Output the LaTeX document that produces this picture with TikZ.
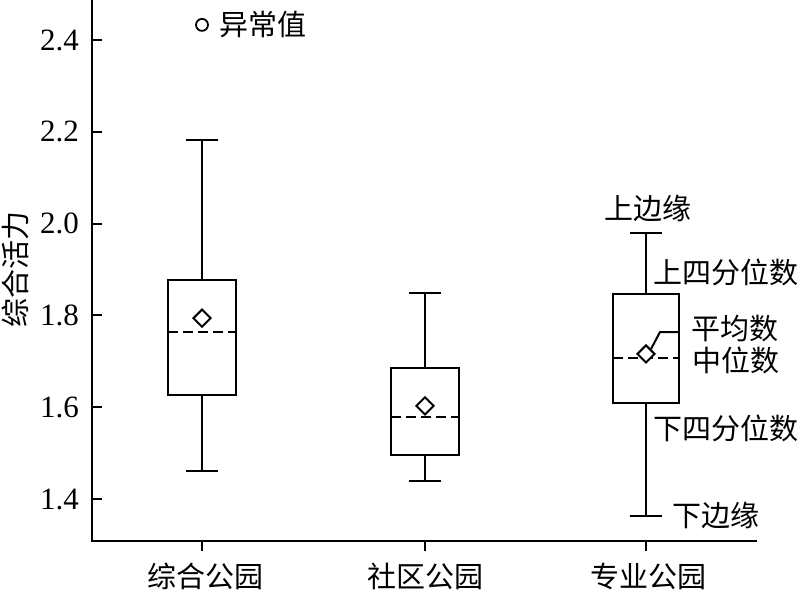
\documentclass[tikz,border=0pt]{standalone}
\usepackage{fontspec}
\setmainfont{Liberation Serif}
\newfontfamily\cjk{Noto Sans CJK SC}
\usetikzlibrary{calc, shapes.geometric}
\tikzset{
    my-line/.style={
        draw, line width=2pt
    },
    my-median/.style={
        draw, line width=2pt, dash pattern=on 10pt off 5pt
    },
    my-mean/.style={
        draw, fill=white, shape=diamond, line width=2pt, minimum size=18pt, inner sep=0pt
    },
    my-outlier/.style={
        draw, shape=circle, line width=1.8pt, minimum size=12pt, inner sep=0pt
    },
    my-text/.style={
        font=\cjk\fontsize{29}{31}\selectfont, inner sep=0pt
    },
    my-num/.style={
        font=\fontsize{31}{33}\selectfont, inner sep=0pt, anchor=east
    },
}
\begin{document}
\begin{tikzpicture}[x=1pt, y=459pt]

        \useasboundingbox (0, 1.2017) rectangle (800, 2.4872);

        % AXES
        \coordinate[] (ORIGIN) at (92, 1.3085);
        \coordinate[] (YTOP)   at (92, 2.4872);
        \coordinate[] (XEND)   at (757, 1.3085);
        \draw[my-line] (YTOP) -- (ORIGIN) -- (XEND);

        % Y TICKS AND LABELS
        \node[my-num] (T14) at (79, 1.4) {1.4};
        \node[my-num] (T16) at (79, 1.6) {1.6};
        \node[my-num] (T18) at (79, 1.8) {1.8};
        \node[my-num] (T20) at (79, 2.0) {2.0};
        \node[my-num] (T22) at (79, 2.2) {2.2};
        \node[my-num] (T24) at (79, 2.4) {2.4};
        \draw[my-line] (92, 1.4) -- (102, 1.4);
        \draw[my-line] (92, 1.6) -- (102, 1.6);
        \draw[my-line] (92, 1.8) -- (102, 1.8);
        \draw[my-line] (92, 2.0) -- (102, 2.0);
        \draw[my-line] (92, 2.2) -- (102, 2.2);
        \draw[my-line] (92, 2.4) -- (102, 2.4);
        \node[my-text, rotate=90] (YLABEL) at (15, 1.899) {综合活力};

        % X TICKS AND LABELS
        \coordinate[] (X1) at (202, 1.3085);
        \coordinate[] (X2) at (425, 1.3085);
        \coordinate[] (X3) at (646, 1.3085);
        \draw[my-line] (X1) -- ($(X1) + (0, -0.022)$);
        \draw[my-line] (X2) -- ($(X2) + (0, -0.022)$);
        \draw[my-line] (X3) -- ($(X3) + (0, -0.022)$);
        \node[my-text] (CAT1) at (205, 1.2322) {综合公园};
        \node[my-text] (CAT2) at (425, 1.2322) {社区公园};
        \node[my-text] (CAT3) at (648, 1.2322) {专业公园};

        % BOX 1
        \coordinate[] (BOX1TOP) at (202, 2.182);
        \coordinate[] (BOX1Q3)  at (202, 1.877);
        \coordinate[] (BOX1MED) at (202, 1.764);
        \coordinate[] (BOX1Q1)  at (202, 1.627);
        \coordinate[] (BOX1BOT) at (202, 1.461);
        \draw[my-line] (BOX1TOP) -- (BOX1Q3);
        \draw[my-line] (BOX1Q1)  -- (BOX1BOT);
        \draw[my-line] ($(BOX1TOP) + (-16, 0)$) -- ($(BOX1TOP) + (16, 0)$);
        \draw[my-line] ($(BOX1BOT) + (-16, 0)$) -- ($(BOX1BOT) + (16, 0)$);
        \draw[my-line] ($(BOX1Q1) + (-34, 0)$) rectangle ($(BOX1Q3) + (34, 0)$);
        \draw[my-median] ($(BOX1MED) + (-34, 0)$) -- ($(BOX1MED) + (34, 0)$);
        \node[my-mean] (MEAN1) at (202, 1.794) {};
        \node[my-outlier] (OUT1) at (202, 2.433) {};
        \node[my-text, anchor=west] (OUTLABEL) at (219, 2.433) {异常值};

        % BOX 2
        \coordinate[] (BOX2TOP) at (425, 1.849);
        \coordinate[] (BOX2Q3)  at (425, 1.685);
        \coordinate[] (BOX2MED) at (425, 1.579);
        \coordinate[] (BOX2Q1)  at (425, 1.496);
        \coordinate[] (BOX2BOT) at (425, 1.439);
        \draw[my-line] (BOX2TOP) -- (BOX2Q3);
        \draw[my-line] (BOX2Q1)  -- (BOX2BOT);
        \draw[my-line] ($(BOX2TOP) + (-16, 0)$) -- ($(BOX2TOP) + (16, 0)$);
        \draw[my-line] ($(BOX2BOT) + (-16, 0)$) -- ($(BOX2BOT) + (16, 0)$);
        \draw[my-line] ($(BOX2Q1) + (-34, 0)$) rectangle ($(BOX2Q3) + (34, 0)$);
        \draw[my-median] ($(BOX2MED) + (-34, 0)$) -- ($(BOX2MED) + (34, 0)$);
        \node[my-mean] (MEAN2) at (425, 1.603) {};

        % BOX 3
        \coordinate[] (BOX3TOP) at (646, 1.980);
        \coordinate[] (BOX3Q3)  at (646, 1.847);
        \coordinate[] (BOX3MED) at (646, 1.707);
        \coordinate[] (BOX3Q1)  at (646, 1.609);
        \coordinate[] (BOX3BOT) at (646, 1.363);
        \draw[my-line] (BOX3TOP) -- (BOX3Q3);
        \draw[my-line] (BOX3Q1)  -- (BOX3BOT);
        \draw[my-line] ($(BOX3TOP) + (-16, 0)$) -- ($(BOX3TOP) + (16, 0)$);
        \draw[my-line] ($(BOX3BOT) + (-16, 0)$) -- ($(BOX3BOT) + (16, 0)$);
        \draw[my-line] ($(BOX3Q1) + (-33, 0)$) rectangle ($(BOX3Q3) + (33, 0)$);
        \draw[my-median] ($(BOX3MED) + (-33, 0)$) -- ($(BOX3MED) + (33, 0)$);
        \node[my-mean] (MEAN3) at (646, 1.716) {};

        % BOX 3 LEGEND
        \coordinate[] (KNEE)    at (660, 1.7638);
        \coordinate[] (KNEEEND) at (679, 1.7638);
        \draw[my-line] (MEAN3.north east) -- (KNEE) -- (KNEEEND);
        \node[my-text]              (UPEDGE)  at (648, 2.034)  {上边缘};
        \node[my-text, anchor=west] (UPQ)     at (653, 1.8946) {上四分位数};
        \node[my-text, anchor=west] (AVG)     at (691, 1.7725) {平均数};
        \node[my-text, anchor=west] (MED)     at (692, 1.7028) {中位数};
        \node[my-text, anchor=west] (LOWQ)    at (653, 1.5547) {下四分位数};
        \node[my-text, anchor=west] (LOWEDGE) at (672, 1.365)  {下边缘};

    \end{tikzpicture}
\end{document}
++++
What you are asked to do – Reproduce the full material exactly, excluding the pictures.

Problem solution –
Output the LaTeX document that produces this picture with TikZ.
\documentclass[tikz,border=0pt]{standalone}
\usepackage{fontspec}
\setmainfont{Liberation Serif}
\newfontfamily\cjk{Noto Sans CJK SC}
\usetikzlibrary{calc, shapes.geometric}
\tikzset{
    my-line/.style={
        draw, line width=2pt
    },
    my-median/.style={
        draw, line width=2pt, dash pattern=on 10pt off 5pt
    },
    my-mean/.style={
        draw, fill=white, shape=diamond, line width=2pt, minimum size=18pt, inner sep=0pt
    },
    my-outlier/.style={
        draw, shape=circle, line width=1.8pt, minimum size=12pt, inner sep=0pt
    },
    my-text/.style={
        font=\cjk\fontsize{29}{31}\selectfont, inner sep=0pt
    },
    my-num/.style={
        font=\fontsize{31}{33}\selectfont, inner sep=0pt, anchor=east
    },
}
\begin{document}
\begin{tikzpicture}[x=1pt, y=459pt]

        \useasboundingbox (0, 1.2017) rectangle (800, 2.4872);

        % AXES
        \coordinate[] (ORIGIN) at (92, 1.3085);
        \coordinate[] (YTOP)   at (92, 2.4872);
        \coordinate[] (XEND)   at (757, 1.3085);
        \draw[my-line] (YTOP) -- (ORIGIN) -- (XEND);

        % Y TICKS AND LABELS
        \node[my-num] (T14) at (79, 1.4) {1.4};
        \node[my-num] (T16) at (79, 1.6) {1.6};
        \node[my-num] (T18) at (79, 1.8) {1.8};
        \node[my-num] (T20) at (79, 2.0) {2.0};
        \node[my-num] (T22) at (79, 2.2) {2.2};
        \node[my-num] (T24) at (79, 2.4) {2.4};
        \draw[my-line] (92, 1.4) -- (102, 1.4);
        \draw[my-line] (92, 1.6) -- (102, 1.6);
        \draw[my-line] (92, 1.8) -- (102, 1.8);
        \draw[my-line] (92, 2.0) -- (102, 2.0);
        \draw[my-line] (92, 2.2) -- (102, 2.2);
        \draw[my-line] (92, 2.4) -- (102, 2.4);
        \node[my-text, rotate=90] (YLABEL) at (15, 1.899) {综合活力};

        % X TICKS AND LABELS
        \coordinate[] (X1) at (202, 1.3085);
        \coordinate[] (X2) at (425, 1.3085);
        \coordinate[] (X3) at (646, 1.3085);
        \draw[my-line] (X1) -- ($(X1) + (0, -0.022)$);
        \draw[my-line] (X2) -- ($(X2) + (0, -0.022)$);
        \draw[my-line] (X3) -- ($(X3) + (0, -0.022)$);
        \node[my-text] (CAT1) at (205, 1.2322) {综合公园};
        \node[my-text] (CAT2) at (425, 1.2322) {社区公园};
        \node[my-text] (CAT3) at (648, 1.2322) {专业公园};

        % BOX 1
        \coordinate[] (BOX1TOP) at (202, 2.182);
        \coordinate[] (BOX1Q3)  at (202, 1.877);
        \coordinate[] (BOX1MED) at (202, 1.764);
        \coordinate[] (BOX1Q1)  at (202, 1.627);
        \coordinate[] (BOX1BOT) at (202, 1.461);
        \draw[my-line] (BOX1TOP) -- (BOX1Q3);
        \draw[my-line] (BOX1Q1)  -- (BOX1BOT);
        \draw[my-line] ($(BOX1TOP) + (-16, 0)$) -- ($(BOX1TOP) + (16, 0)$);
        \draw[my-line] ($(BOX1BOT) + (-16, 0)$) -- ($(BOX1BOT) + (16, 0)$);
        \draw[my-line] ($(BOX1Q1) + (-34, 0)$) rectangle ($(BOX1Q3) + (34, 0)$);
        \draw[my-median] ($(BOX1MED) + (-34, 0)$) -- ($(BOX1MED) + (34, 0)$);
        \node[my-mean] (MEAN1) at (202, 1.794) {};
        \node[my-outlier] (OUT1) at (202, 2.433) {};
        \node[my-text, anchor=west] (OUTLABEL) at (219, 2.433) {异常值};

        % BOX 2
        \coordinate[] (BOX2TOP) at (425, 1.849);
        \coordinate[] (BOX2Q3)  at (425, 1.685);
        \coordinate[] (BOX2MED) at (425, 1.579);
        \coordinate[] (BOX2Q1)  at (425, 1.496);
        \coordinate[] (BOX2BOT) at (425, 1.439);
        \draw[my-line] (BOX2TOP) -- (BOX2Q3);
        \draw[my-line] (BOX2Q1)  -- (BOX2BOT);
        \draw[my-line] ($(BOX2TOP) + (-16, 0)$) -- ($(BOX2TOP) + (16, 0)$);
        \draw[my-line] ($(BOX2BOT) + (-16, 0)$) -- ($(BOX2BOT) + (16, 0)$);
        \draw[my-line] ($(BOX2Q1) + (-34, 0)$) rectangle ($(BOX2Q3) + (34, 0)$);
        \draw[my-median] ($(BOX2MED) + (-34, 0)$) -- ($(BOX2MED) + (34, 0)$);
        \node[my-mean] (MEAN2) at (425, 1.603) {};

        % BOX 3
        \coordinate[] (BOX3TOP) at (646, 1.980);
        \coordinate[] (BOX3Q3)  at (646, 1.847);
        \coordinate[] (BOX3MED) at (646, 1.707);
        \coordinate[] (BOX3Q1)  at (646, 1.609);
        \coordinate[] (BOX3BOT) at (646, 1.363);
        \draw[my-line] (BOX3TOP) -- (BOX3Q3);
        \draw[my-line] (BOX3Q1)  -- (BOX3BOT);
        \draw[my-line] ($(BOX3TOP) + (-16, 0)$) -- ($(BOX3TOP) + (16, 0)$);
        \draw[my-line] ($(BOX3BOT) + (-16, 0)$) -- ($(BOX3BOT) + (16, 0)$);
        \draw[my-line] ($(BOX3Q1) + (-33, 0)$) rectangle ($(BOX3Q3) + (33, 0)$);
        \draw[my-median] ($(BOX3MED) + (-33, 0)$) -- ($(BOX3MED) + (33, 0)$);
        \node[my-mean] (MEAN3) at (646, 1.716) {};

        % BOX 3 LEGEND
        \coordinate[] (KNEE)    at (660, 1.7638);
        \coordinate[] (KNEEEND) at (679, 1.7638);
        \draw[my-line] (MEAN3.north east) -- (KNEE) -- (KNEEEND);
        \node[my-text]              (UPEDGE)  at (648, 2.034)  {上边缘};
        \node[my-text, anchor=west] (UPQ)     at (653, 1.8946) {上四分位数};
        \node[my-text, anchor=west] (AVG)     at (691, 1.7725) {平均数};
        \node[my-text, anchor=west] (MED)     at (692, 1.7028) {中位数};
        \node[my-text, anchor=west] (LOWQ)    at (653, 1.5547) {下四分位数};
        \node[my-text, anchor=west] (LOWEDGE) at (672, 1.365)  {下边缘};

    \end{tikzpicture}
\end{document}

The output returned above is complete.